## [Task instructions]
Return the whole listing, line for line, without the pictures in it.

## [Material provided]
################

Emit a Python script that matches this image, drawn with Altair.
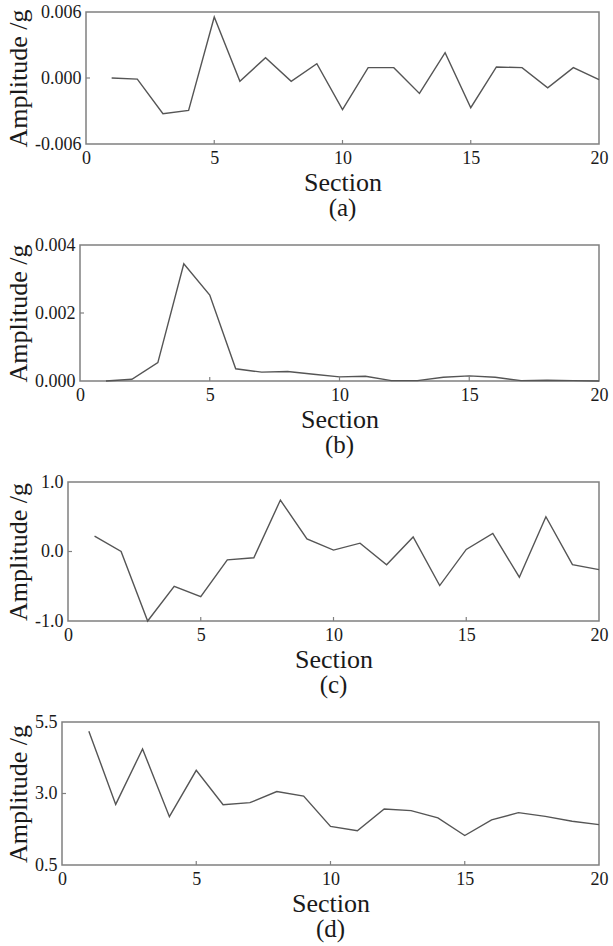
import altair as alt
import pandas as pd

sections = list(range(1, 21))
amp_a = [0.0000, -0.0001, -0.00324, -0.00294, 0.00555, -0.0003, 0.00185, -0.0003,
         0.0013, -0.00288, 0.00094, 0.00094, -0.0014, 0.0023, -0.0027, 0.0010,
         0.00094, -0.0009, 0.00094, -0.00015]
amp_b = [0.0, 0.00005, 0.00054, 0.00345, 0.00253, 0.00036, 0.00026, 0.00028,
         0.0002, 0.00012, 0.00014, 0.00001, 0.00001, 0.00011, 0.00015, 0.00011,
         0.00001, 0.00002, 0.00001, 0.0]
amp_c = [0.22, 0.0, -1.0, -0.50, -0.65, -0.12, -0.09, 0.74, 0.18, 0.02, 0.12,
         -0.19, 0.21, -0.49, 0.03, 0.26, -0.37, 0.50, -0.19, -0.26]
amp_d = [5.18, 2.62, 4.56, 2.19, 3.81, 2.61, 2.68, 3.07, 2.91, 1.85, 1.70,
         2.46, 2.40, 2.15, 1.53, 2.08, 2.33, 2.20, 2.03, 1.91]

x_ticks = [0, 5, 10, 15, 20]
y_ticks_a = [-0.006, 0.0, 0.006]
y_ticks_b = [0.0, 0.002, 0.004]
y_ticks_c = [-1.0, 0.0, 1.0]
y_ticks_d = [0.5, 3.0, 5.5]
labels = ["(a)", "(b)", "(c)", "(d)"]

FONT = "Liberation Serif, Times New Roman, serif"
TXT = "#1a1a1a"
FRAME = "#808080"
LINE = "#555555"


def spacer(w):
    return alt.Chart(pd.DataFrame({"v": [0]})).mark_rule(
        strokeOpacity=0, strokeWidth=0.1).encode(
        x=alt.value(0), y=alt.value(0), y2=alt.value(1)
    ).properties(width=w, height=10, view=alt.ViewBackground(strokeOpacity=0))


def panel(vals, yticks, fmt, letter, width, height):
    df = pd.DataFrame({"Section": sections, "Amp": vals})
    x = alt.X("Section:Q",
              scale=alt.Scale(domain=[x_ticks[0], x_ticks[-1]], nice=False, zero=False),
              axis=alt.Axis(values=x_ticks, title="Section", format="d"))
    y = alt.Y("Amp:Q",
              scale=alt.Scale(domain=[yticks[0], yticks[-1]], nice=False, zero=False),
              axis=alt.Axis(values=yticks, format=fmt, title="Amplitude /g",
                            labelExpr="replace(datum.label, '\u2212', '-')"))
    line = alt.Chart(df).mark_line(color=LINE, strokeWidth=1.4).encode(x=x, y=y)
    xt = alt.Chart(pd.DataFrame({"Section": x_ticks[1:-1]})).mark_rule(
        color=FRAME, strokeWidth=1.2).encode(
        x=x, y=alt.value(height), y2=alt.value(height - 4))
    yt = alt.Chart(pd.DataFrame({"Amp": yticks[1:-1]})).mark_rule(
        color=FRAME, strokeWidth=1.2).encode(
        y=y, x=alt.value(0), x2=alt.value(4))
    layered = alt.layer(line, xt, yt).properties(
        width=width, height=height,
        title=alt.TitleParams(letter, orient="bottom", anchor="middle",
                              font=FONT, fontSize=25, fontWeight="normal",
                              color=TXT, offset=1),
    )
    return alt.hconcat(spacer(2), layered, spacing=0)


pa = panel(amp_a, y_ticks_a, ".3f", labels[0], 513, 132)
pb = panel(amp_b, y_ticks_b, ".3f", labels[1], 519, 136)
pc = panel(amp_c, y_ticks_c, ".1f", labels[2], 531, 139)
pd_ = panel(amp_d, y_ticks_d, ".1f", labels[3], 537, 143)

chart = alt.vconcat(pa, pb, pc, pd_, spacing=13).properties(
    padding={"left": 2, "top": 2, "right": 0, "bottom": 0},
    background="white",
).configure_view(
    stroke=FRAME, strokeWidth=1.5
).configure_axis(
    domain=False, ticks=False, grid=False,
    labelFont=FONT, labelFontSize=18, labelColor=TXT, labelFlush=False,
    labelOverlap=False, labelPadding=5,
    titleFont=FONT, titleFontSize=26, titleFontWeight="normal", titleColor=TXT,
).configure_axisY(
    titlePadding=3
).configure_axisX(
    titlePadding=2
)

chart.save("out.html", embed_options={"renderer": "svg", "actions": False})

################

## [Correct result]
Emit a Python script that matches this image, drawn with Altair.
import altair as alt
import pandas as pd

sections = list(range(1, 21))
amp_a = [0.0000, -0.0001, -0.00324, -0.00294, 0.00555, -0.0003, 0.00185, -0.0003,
         0.0013, -0.00288, 0.00094, 0.00094, -0.0014, 0.0023, -0.0027, 0.0010,
         0.00094, -0.0009, 0.00094, -0.00015]
amp_b = [0.0, 0.00005, 0.00054, 0.00345, 0.00253, 0.00036, 0.00026, 0.00028,
         0.0002, 0.00012, 0.00014, 0.00001, 0.00001, 0.00011, 0.00015, 0.00011,
         0.00001, 0.00002, 0.00001, 0.0]
amp_c = [0.22, 0.0, -1.0, -0.50, -0.65, -0.12, -0.09, 0.74, 0.18, 0.02, 0.12,
         -0.19, 0.21, -0.49, 0.03, 0.26, -0.37, 0.50, -0.19, -0.26]
amp_d = [5.18, 2.62, 4.56, 2.19, 3.81, 2.61, 2.68, 3.07, 2.91, 1.85, 1.70,
         2.46, 2.40, 2.15, 1.53, 2.08, 2.33, 2.20, 2.03, 1.91]

x_ticks = [0, 5, 10, 15, 20]
y_ticks_a = [-0.006, 0.0, 0.006]
y_ticks_b = [0.0, 0.002, 0.004]
y_ticks_c = [-1.0, 0.0, 1.0]
y_ticks_d = [0.5, 3.0, 5.5]
labels = ["(a)", "(b)", "(c)", "(d)"]

FONT = "Liberation Serif, Times New Roman, serif"
TXT = "#1a1a1a"
FRAME = "#808080"
LINE = "#555555"


def spacer(w):
    return alt.Chart(pd.DataFrame({"v": [0]})).mark_rule(
        strokeOpacity=0, strokeWidth=0.1).encode(
        x=alt.value(0), y=alt.value(0), y2=alt.value(1)
    ).properties(width=w, height=10, view=alt.ViewBackground(strokeOpacity=0))


def panel(vals, yticks, fmt, letter, width, height):
    df = pd.DataFrame({"Section": sections, "Amp": vals})
    x = alt.X("Section:Q",
              scale=alt.Scale(domain=[x_ticks[0], x_ticks[-1]], nice=False, zero=False),
              axis=alt.Axis(values=x_ticks, title="Section", format="d"))
    y = alt.Y("Amp:Q",
              scale=alt.Scale(domain=[yticks[0], yticks[-1]], nice=False, zero=False),
              axis=alt.Axis(values=yticks, format=fmt, title="Amplitude /g",
                            labelExpr="replace(datum.label, '\u2212', '-')"))
    line = alt.Chart(df).mark_line(color=LINE, strokeWidth=1.4).encode(x=x, y=y)
    xt = alt.Chart(pd.DataFrame({"Section": x_ticks[1:-1]})).mark_rule(
        color=FRAME, strokeWidth=1.2).encode(
        x=x, y=alt.value(height), y2=alt.value(height - 4))
    yt = alt.Chart(pd.DataFrame({"Amp": yticks[1:-1]})).mark_rule(
        color=FRAME, strokeWidth=1.2).encode(
        y=y, x=alt.value(0), x2=alt.value(4))
    layered = alt.layer(line, xt, yt).properties(
        width=width, height=height,
        title=alt.TitleParams(letter, orient="bottom", anchor="middle",
                              font=FONT, fontSize=25, fontWeight="normal",
                              color=TXT, offset=1),
    )
    return alt.hconcat(spacer(2), layered, spacing=0)


pa = panel(amp_a, y_ticks_a, ".3f", labels[0], 513, 132)
pb = panel(amp_b, y_ticks_b, ".3f", labels[1], 519, 136)
pc = panel(amp_c, y_ticks_c, ".1f", labels[2], 531, 139)
pd_ = panel(amp_d, y_ticks_d, ".1f", labels[3], 537, 143)

chart = alt.vconcat(pa, pb, pc, pd_, spacing=13).properties(
    padding={"left": 2, "top": 2, "right": 0, "bottom": 0},
    background="white",
).configure_view(
    stroke=FRAME, strokeWidth=1.5
).configure_axis(
    domain=False, ticks=False, grid=False,
    labelFont=FONT, labelFontSize=18, labelColor=TXT, labelFlush=False,
    labelOverlap=False, labelPadding=5,
    titleFont=FONT, titleFontSize=26, titleFontWeight="normal", titleColor=TXT,
).configure_axisY(
    titlePadding=3
).configure_axisX(
    titlePadding=2
)

chart.save("out.html", embed_options={"renderer": "svg", "actions": False})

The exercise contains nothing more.